Of course I know everyone dies – it’s happened to everyone else who has lived, up to now, evidently.  But I don’t think I really got it, until being with the old, old man my father has become, that you can’t beat the game.  Even if you beat all the levels, the way my parents have, death comes.  Our bodies do just wear out.  At the end, there’s no battle to be waged.

I thought he would always be there.  I couldn’t conceive of him dying.  Some of that is because of the strangeness of our relationship.  Mostly it’s because he’s my father.

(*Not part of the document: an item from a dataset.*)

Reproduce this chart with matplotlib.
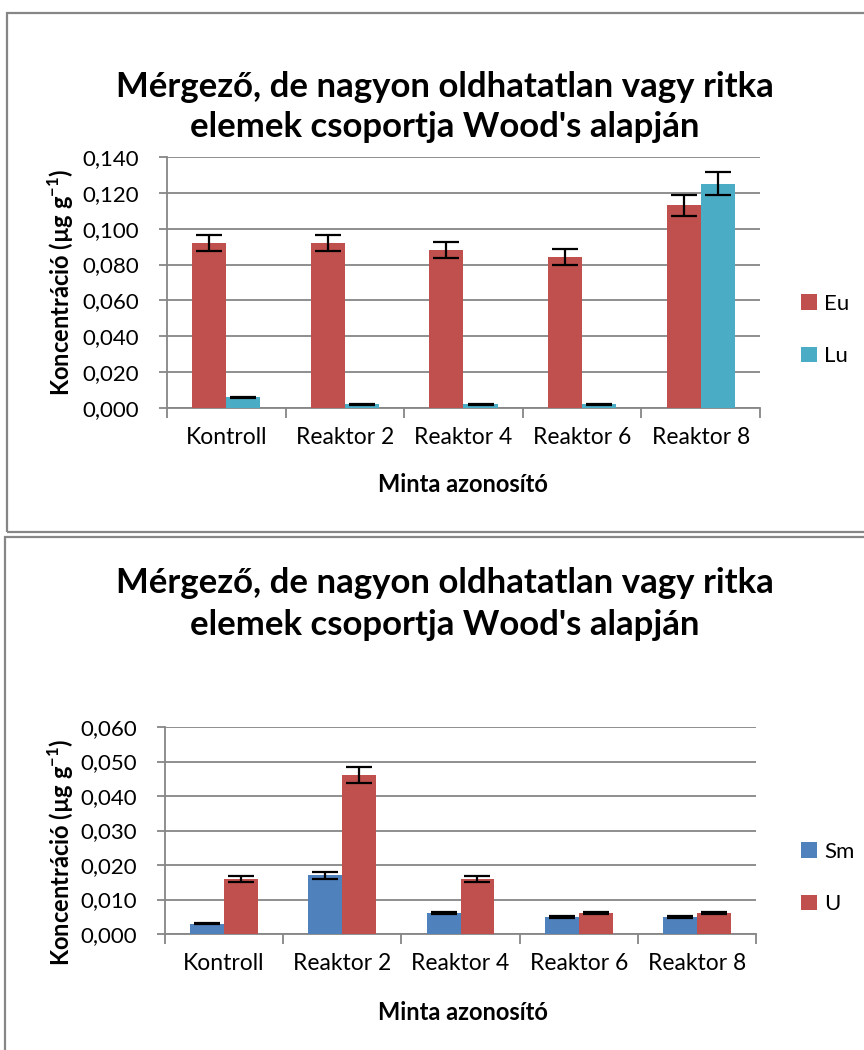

I dreamed I was at his bedside, crying, “I don’t want you to go, I don’t want you to go!”  And knowing there was no stopping it.  In the dream, I was relieved to be pouring out the real stuff, with all the intensity of how I feel about losing him.  He didn’t say anything, but I felt him thinking, “I have to go…I don’t want to hurt you…this is hard for me…I have to go.” 

There’s nothing but love between us anymore.  I can tell him the truth, and he can handle it.  But I don’t want to make it harder for him.

I call him every morning and tell him I love him and I’m thinking of him all the time.  He always says, “I love you, Ruth.”   It gives me such joy to have these simple exchanges.  Some days he sounds stronger, and I’m happier all day because I got to hear him sounding more like himself again.  A little reprieve before I have to say goodbye for good.

I don’t want to lose him.  I barely got to have him.  But I am very grateful for the ending we are having.